Timmy's 2nd appointment was with urology. After 3+ years, I'm not sure if it was fate or our persistance in finding a doctor who was willing to circumcise Timmy and possibly descend his testicles which finally lead us to Dr. Ross. But anyway she is great. She is concerned about Timmy's health despite all of Timmy's underlying complex medical issues. She has Timmy's best interest at heart. She has a very good bedside manner. And she is very compassionate.

We discussed in further detail about her circumcising Timmy and during the same surgery descending his testicles. She feels that even though Timmy will not benefit from the fertiltiy benefit of having his testicles descended, (who knows what 15+ years into the future holds for Timmy) he will most definately benefit as far as a slighter chance of him developing testicular cancer, caompared to the higher risk of the cancer if his testicles weren't to be descended.

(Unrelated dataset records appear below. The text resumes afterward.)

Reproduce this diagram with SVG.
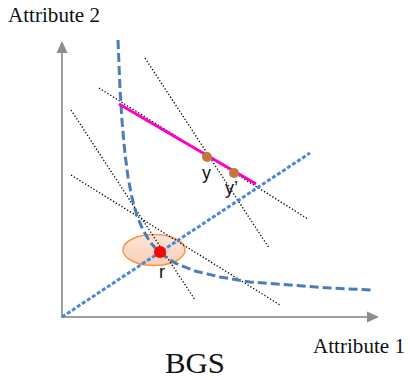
<svg xmlns="http://www.w3.org/2000/svg" width="410" height="380" viewBox="0 0 410 380">
<defs>
<linearGradient id="peach" x1="0" y1="0" x2="0" y2="1">
<stop offset="0" stop-color="#fde6da"/>
<stop offset="1" stop-color="#fbcdb4"/>
</linearGradient>
</defs>
<style>
.axis{stroke:#a0a0a0;stroke-width:2;fill:none}
.head{fill:#8c8c8c}
.iso{stroke:#000;stroke-width:1.3;stroke-dasharray:1.3 2;fill:none}
.curve{stroke:#4a7ebb;stroke-width:3;stroke-dasharray:9 4;fill:none}
.ray{stroke:#4f88d6;stroke-width:3;stroke-dasharray:4 2;fill:none}
.serif{font-family:"Liberation Serif","Times New Roman",serif;fill:#111}
.sans{font-family:"Liberation Sans",Arial,sans-serif;fill:#111;font-size:18px}
</style>
<rect width="410" height="380" fill="#fff"/>
<g id="axes">
<line class="axis" x1="62" y1="318" x2="62" y2="50"/>
<polygon class="head" points="62,41 56.5,53 67.5,53"/>
<line class="axis" x1="61" y1="317" x2="369" y2="317"/>
<polygon class="head" points="379,317 367,311.5 367,322.5"/>
</g>
<g id="labels">
<text class="serif" x="8" y="22" font-size="20" textLength="92" lengthAdjust="spacingAndGlyphs">Attribute 2</text>
<text class="serif" x="313" y="353" font-size="20" textLength="92" lengthAdjust="spacingAndGlyphs">Attribute 1</text>
<text class="serif" x="165" y="373" font-size="29" textLength="60" lengthAdjust="spacingAndGlyphs">BGS</text>
</g>
<g id="region">
<ellipse cx="154" cy="250" rx="31" ry="15.5" fill="url(#peach)" stroke="#f79646" stroke-width="1.5"/>
</g>
<g id="connectors">
<line class="iso" x1="145" y1="58" x2="269" y2="248"/>
<line class="iso" x1="99" y1="88" x2="308" y2="219"/>
<line class="iso" x1="71" y1="110" x2="195" y2="300"/>
<line class="iso" x1="71" y1="175" x2="280" y2="305"/>
<path class="curve" d="M118,40 L120,89 L122,121 L125,154 L128,177 L132,198 L137,216 L143,230 L150,242 L160,253 L175,263 L195,271 L220,277 L250,282 L290,285 L330,288 L372,290"/>
<line class="ray" x1="62" y1="317" x2="310" y2="153"/>
<line x1="119" y1="104" x2="256" y2="184" stroke="#ff00cc" stroke-width="3"/>
</g>
<g id="point-y">
<circle cx="207" cy="157" r="5" fill="#c07a38"/>
<text class="sans" x="202" y="179">y</text>
</g>
<g id="point-y-prime">
<circle cx="234" cy="173" r="5" fill="#c07a38"/>
<text class="sans" x="225" y="194">y’</text>
</g>
<g id="point-r">
<circle cx="160" cy="252" r="6" fill="#ff0000"/>
<text class="sans" x="159" y="278">r</text>
</g>
</svg>
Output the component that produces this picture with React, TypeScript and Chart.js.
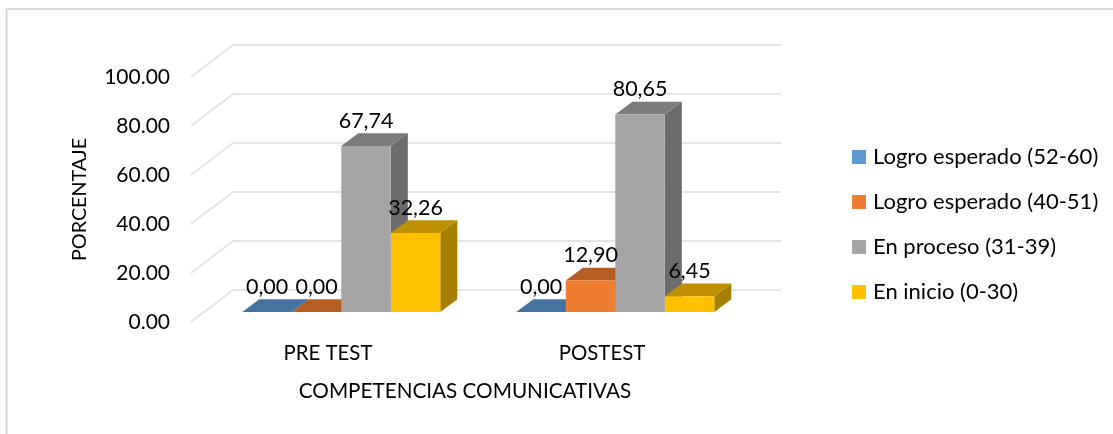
import React, { useEffect, useRef } from "react";
import { Chart, registerables } from "chart.js";

Chart.register(...registerables);

const categories = ["PRE TEST", "POSTEST"];
const seriesNames = [
  "Logro esperado (52-60)",
  "Logro esperado (40-51)",
  "En proceso (31-39)",
  "En inicio (0-30)",
];
const logroAlto = [0, 0];
const logroMedio = [0, 12.9];
const enProceso = [67.74, 80.65];
const enInicio = [32.26, 6.45];
const frontColors = ["#5b9bd5", "#ed7d31", "#a5a5a5", "#ffc000"];
const topColors = ["#44739f", "#b45d25", "#7c7c7c", "#bf9000"];
const sideColors = ["#37608a", "#a04f1f", "#6b6b6b", "#a67f00"];
const FONT = "Lato";

const W = 1113;
const H = 434;
const WALL = { dx: 42, dy: -32 };
const BAR_SHIFT = { dx: 13.3, dy: -10 };
const BAR_DEPTH = { dx: 17, dy: -12.7 };

const poly = (ctx: CanvasRenderingContext2D, pts: number[][], fill: string) => {
  ctx.beginPath();
  pts.forEach(([x, y], i) => (i ? ctx.lineTo(x, y) : ctx.moveTo(x, y)));
  ctx.closePath();
  ctx.fillStyle = fill;
  ctx.fill();
};

const depthPlugin = {
  id: "depth",
  afterLayout(chart: any) {
    const legend = chart.legend;
    legend.left = 833;
    legend.top = 123;
    legend.right = 1400;
    legend.width = legend.right - legend.left;
    legend.maxWidth = legend.width;
    legend.bottom = 340;
  },
  beforeDraw(chart: any) {
    const { ctx } = chart;
    ctx.save();
    ctx.fillStyle = "#ffffff";
    ctx.fillRect(0, 0, W, H);
    ctx.strokeStyle = "#d9d9d9";
    ctx.lineWidth = 2;
    ctx.beginPath();
    ctx.moveTo(6.5, H);
    ctx.lineTo(6.5, 9);
    ctx.lineTo(W, 9);
    ctx.stroke();
    ctx.restore();
  },
  beforeDatasetsDraw(chart: any) {
    const { ctx, chartArea, scales } = chart;
    ctx.save();
    ctx.strokeStyle = "#e4e4e4";
    ctx.lineWidth = 2;
    scales.y.ticks.forEach((_: any, i: number) => {
      const y = scales.y.getPixelForTick(i);
      ctx.beginPath();
      ctx.moveTo(chartArea.left, y);
      ctx.lineTo(chartArea.left + WALL.dx, y + WALL.dy);
      ctx.lineTo(chartArea.right + WALL.dx, y + WALL.dy);
      ctx.stroke();
    });
    ctx.translate(BAR_SHIFT.dx, BAR_SHIFT.dy);
    chart.data.datasets.forEach((_: any, d: number) => {
      chart.getDatasetMeta(d).data.forEach((bar: any) => {
        const { x, y, base, width } = bar.getProps(["x", "y", "base", "width"]);
        const l = x - width / 2;
        const r = x + width / 2;
        const { dx, dy } = BAR_DEPTH;
        poly(ctx, [[r, y], [r + dx, y + dy], [r + dx, base + dy], [r, base]], sideColors[d]);
        poly(ctx, [[l, y], [l + dx, y + dy], [r + dx, y + dy], [r, y]], topColors[d]);
      });
    });
  },
  afterDatasetsDraw(chart: any) {
    const { ctx } = chart;
    ctx.font = `21.5px ${FONT}`;
    ctx.fillStyle = "#000000";
    ctx.textAlign = "center";
    ctx.textBaseline = "middle";
    chart.data.datasets.forEach((ds: any, d: number) => {
      chart.getDatasetMeta(d).data.forEach((bar: any, i: number) => {
        const { x, y } = bar.getProps(["x", "y"]);
        ctx.fillText(ds.data[i].toFixed(2).replace(".", ","), x, y - 25);
      });
    });
    ctx.restore();
  },
};

export default function App() {
  const ref = useRef<HTMLCanvasElement>(null);
  useEffect(() => {
    const seriesValues = [logroAlto, logroMedio, enProceso, enInicio];
    const chart = new Chart(ref.current!, {
      type: "bar",
      plugins: [depthPlugin],
      data: {
        labels: categories,
        datasets: seriesNames.map((label, i) => ({
          label,
          data: seriesValues[i],
          backgroundColor: frontColors[i],
          categoryPercentage: 0.7226,
          barPercentage: 1,
        })),
      },
      options: {
        animation: false,
        responsive: false,
        layout: { padding: { left: 68, top: 77, right: 174, bottom: 30 } },
        plugins: {
          tooltip: { enabled: false },
          legend: {
            position: "right",
            align: "start",
            maxWidth: 200,
            labels: {
              color: "#000000",
              font: { family: FONT, size: 22 },
              boxWidth: 6,
              boxHeight: 6,
              padding: 23,
              generateLabels: (c: any) =>
                c.data.datasets.map((ds: any, i: number) => ({
                  text: ds.label,
                  fillStyle: ds.backgroundColor,
                  strokeStyle: ds.backgroundColor,
                  lineWidth: 8,
                  datasetIndex: i,
                })),
            },
          },
        },
        scales: {
          x: {
            afterFit: (s: any) => {
              s.height = 82;
            },
            grid: { display: false },
            border: { display: false },
            ticks: { color: "#000000", font: { family: FONT, size: 20.4 }, padding: 11, maxRotation: 0 },
            title: {
              display: true,
              text: "COMPETENCIAS COMUNICATIVAS",
              color: "#000000",
              font: { family: FONT, size: 20.7 },
              padding: 0,
            },
          },
          y: {
            min: 0,
            max: 100,
            afterFit: (s: any) => {
              s.width = 123;
            },
            grid: { display: false, drawTicks: false },
            border: { display: false },
            ticks: {
              stepSize: 20,
              color: "#000000",
              font: { family: FONT, size: 21 },
              padding: 21,
              callback: (v: any) => Number(v).toFixed(2),
            },
            title: {
              display: true,
              text: "PORCENTAJE",
              color: "#000000",
              font: { family: FONT, size: 19.8 },
              padding: 0,
            },
          },
        },
      },
    } as any);
    return () => chart.destroy();
  }, []);
  return (
    <div style={{ position: "absolute", left: 0, top: 0, width: W, height: H }}>
      <canvas ref={ref} width={W} height={H} style={{ display: "block" }} />
    </div>
  );
}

So as of now, Timmy has a pre-op visit scheduled on April 13th at 2pm with surgery to follow on April 14th. She has requested that Timmy be placed as her 1st surgery patient of the day. And we are all keeping an open mind as to whether this surgery will be done on an outpatient basis. She says if there is even the slightest issue that arises she will admit Timmy to the hospital for observation overnight. Awww, how sweet! Now if all doctors could be that concerned and caring about their patients, what a wonderful world this would be.

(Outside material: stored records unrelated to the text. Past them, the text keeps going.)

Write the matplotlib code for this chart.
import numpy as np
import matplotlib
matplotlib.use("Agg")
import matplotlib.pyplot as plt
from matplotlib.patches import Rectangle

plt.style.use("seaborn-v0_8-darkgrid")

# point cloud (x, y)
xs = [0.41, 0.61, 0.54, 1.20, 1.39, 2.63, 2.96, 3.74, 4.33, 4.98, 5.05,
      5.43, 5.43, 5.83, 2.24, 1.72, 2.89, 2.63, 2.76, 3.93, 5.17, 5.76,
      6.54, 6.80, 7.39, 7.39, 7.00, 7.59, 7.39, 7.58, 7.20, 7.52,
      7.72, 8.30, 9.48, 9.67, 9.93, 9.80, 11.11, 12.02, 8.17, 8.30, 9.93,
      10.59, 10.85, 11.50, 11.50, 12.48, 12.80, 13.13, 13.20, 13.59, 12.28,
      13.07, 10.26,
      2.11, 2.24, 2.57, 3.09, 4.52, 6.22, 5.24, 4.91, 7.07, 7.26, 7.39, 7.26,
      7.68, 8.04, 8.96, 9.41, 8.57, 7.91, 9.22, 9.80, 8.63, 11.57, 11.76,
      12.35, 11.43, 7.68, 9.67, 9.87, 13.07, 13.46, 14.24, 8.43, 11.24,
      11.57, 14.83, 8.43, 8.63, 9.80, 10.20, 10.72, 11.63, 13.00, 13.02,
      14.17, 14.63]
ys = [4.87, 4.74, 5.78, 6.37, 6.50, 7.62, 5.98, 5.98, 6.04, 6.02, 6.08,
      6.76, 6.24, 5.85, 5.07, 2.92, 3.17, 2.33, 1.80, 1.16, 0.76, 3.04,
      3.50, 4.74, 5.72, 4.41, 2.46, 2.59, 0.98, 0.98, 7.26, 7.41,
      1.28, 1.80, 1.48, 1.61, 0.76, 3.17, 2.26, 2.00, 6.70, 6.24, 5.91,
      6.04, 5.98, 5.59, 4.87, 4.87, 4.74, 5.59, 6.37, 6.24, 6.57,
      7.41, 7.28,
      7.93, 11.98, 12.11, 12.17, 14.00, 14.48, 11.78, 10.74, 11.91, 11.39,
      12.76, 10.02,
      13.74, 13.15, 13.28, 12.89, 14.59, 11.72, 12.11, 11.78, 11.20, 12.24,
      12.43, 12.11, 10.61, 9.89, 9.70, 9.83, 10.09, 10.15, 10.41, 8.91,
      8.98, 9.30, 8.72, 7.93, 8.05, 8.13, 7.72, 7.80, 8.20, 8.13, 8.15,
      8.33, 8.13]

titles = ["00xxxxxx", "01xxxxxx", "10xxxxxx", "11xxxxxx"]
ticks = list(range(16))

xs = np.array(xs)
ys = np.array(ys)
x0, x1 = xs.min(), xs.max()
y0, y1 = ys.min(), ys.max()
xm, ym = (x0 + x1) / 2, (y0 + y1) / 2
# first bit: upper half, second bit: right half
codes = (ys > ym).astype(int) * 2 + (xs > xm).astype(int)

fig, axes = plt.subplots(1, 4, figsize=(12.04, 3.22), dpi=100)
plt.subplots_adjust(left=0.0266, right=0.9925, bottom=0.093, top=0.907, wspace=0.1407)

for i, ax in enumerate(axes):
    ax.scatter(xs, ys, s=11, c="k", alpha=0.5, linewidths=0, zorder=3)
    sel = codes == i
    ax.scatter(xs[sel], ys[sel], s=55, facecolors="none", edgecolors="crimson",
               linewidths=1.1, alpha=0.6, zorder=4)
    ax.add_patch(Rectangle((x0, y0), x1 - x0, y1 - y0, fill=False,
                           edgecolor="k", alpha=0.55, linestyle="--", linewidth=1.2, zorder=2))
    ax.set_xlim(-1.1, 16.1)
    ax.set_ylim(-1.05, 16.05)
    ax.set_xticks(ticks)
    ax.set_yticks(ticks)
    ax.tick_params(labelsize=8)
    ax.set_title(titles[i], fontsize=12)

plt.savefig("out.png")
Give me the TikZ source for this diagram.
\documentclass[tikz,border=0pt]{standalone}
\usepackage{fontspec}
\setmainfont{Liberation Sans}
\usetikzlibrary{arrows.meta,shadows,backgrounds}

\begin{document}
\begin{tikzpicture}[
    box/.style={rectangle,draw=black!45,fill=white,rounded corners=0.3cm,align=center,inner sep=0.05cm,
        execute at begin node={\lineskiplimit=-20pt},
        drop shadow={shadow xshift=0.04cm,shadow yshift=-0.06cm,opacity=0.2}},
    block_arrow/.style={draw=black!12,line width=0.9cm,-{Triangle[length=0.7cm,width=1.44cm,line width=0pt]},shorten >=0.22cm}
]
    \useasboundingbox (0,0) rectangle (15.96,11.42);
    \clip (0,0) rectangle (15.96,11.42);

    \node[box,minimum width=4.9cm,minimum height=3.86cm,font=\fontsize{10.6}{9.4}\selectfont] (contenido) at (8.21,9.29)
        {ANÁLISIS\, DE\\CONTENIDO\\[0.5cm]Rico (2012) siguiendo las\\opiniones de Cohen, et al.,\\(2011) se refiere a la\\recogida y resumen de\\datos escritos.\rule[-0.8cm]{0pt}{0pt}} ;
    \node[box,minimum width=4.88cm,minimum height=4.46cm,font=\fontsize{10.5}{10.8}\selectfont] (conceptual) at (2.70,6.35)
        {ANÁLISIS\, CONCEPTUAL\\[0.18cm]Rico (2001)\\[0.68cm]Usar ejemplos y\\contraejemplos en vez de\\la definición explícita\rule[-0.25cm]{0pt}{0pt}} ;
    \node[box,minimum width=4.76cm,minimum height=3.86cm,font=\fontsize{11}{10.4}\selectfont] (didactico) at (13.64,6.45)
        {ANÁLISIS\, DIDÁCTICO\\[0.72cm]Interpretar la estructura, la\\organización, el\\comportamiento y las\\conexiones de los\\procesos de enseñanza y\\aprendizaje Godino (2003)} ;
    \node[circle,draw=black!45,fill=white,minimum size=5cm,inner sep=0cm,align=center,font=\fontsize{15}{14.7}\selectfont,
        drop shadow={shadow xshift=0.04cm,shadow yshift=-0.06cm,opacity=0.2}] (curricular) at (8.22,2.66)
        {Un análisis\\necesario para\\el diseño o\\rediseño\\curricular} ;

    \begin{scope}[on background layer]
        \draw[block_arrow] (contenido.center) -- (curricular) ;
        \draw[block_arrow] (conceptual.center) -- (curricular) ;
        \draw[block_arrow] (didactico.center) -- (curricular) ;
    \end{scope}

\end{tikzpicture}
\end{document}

Luckily we were able to get Timmy in to see his orbital plastic surgeon on a walk in basis. We felt that being we couldn't get Timmy's eye back in that possibly there could be some scar tissue that had formed in his eye socket. The surgeon looked and from what he could tell this isn't the case.

Dr. Richard tried, but was also unsuccessful to rreinsert the eye. So the plan is for on Wed. Feb. 10th Dr. Richard will take Timmy to the OR and reinsert the eye under anesthesia. He then will suture the eyelid. So hopefully this will help to keep the eye in. The sutures will remain in place for a month or so. At which time we will have them removed. Hopefully by that time Timmy's eye socket will have had time to adapt to the prosthetic eye and have had a chance to grow larger. Making replacement of the prosthetic easier for when we have to replace it. Of course we will definately get that most challenging opportunity again soon, I'm 100% sure.

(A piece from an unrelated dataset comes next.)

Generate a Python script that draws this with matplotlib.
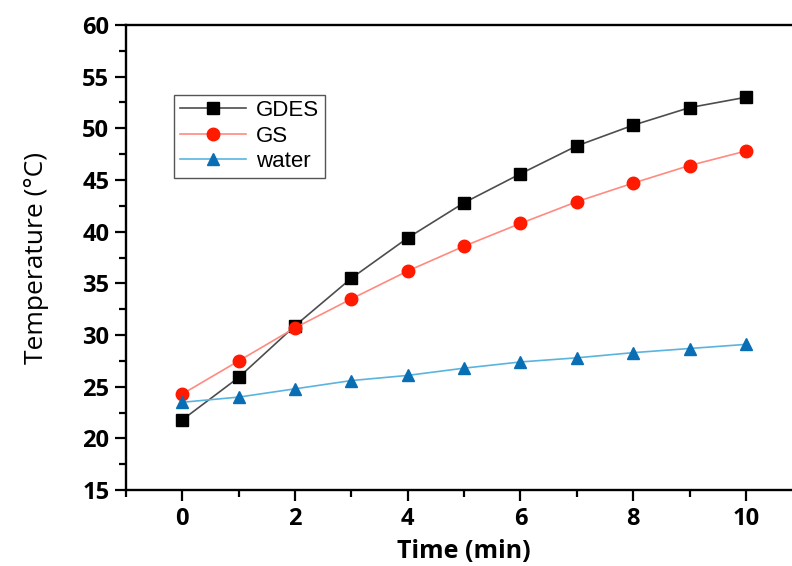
import matplotlib
matplotlib.use("Agg")
import matplotlib.pyplot as plt
from matplotlib.ticker import MultipleLocator

time_min = [0, 1, 2, 3, 4, 5, 6, 7, 8, 9, 10]
gdes = [21.8, 25.9, 30.9, 35.5, 39.4, 42.8, 45.6, 48.3, 50.3, 52.0, 53.0]
gs = [24.3, 27.5, 30.7, 33.5, 36.2, 38.6, 40.8, 42.9, 44.7, 46.4, 47.8]
water = [23.5, 24.0, 24.8, 25.6, 26.1, 26.8, 27.4, 27.8, 28.3, 28.7, 29.1]

fig = plt.figure(figsize=(7.92, 5.66), dpi=100)
# the right side of the original is cropped, so the axes run past the figure edge
ax = fig.add_axes([0.159, 0.134, 0.854, 0.822])

ax.plot(time_min, gdes, color="#4d4d4d", lw=1.2, marker="s", ms=8,
        mfc="black", mec="black", label="GDES")
ax.plot(time_min, gs, color="#ff8a80", lw=1.2, marker="o", ms=9,
        mfc="#ff1a00", mec="#ff1a00", label="GS")
ax.plot(time_min, water, color="#5ab4e0", lw=1.2, marker="^", ms=9,
        mfc="#0a6eb4", mec="#0a6eb4", label="water")

ax.set_xlim(-1, 11)
ax.set_ylim(15, 60)
ax.xaxis.set_major_locator(MultipleLocator(2))
ax.xaxis.set_minor_locator(MultipleLocator(1))
ax.yaxis.set_major_locator(MultipleLocator(5))
ax.yaxis.set_minor_locator(MultipleLocator(2.5))
ax.tick_params(which="major", direction="out", length=8, width=1.6, pad=4)
ax.tick_params(which="minor", direction="out", length=5, width=1.6)
for sp in ax.spines.values():
    sp.set_linewidth(1.7)

for lab in ax.get_xticklabels() + ax.get_yticklabels():
    lab.set_fontfamily("Open Sans")
    lab.set_fontweight("bold")
    lab.set_fontsize(17)

ax.set_xlabel("Time (min)", fontfamily="Open Sans", fontweight="bold",
              fontsize=18, labelpad=6)
ax.set_ylabel("Temperature (°C)", fontfamily="Open Sans", fontweight="normal",
              fontsize=19, labelpad=24)

leg = ax.legend(loc="upper left", bbox_to_anchor=(0.071, 0.85),
                prop={"family": "Liberation Sans", "size": 16},
                fancybox=False, edgecolor="#555555", framealpha=1,
                handlelength=3.0, borderpad=0.25, labelspacing=0.2,
                handletextpad=0.45, borderaxespad=0)
leg.get_frame().set_linewidth(1.0)

fig.savefig("out.png", dpi=100)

After our visit to the surgeon, I'm now convinced that Timmy is playing the sympathy card on us to get us to STOP and LEAVE him alone when we are trying to reinsert his prosthetic eye. At home he SCREAMS and CRIES, as if someone is chopping off his head with out any anesthesia. But when Dr. Richard tried to replace the eye, Timmy DID NOT scream or cry. He did tense up a bit and he became more vocal. BUT no screaming or crying. Dr. Richard used the exact same procedures to try to reinsert the eye as we do at home. He used a few numbing drops in the eye socket. He added some antibotic ointment and he lubricated the eye. All the while Timmy is sitting in Merry's lap (Timmy's Home Health Nurse) and she was restraining his arms/hands. But NO screaming or crying. Go figure!

Ok I will admit I'm proud of Timmy for not screaming and crying. He just showd us just how much of a big boy he can be when he needs to be.

Looking on the bright side of this whole situation. Boy are we lucky that we get to have a chance to deal with just one eye at a time. At least this eay we have a chance to trouble shoot any problems and become a pro at replacing only 1 prosthetic eye beore we have to take on the challenge of dealing with both eyes.

The next while at home that we have the pleasure of trying to replace Timmy's prosthetic eye, I hope that he will find it in his heart to grant us the same pleasure that he did Dr. Richard. And let us keep your sanity, nerves and our eardrums!  We shall see. So check back for updates.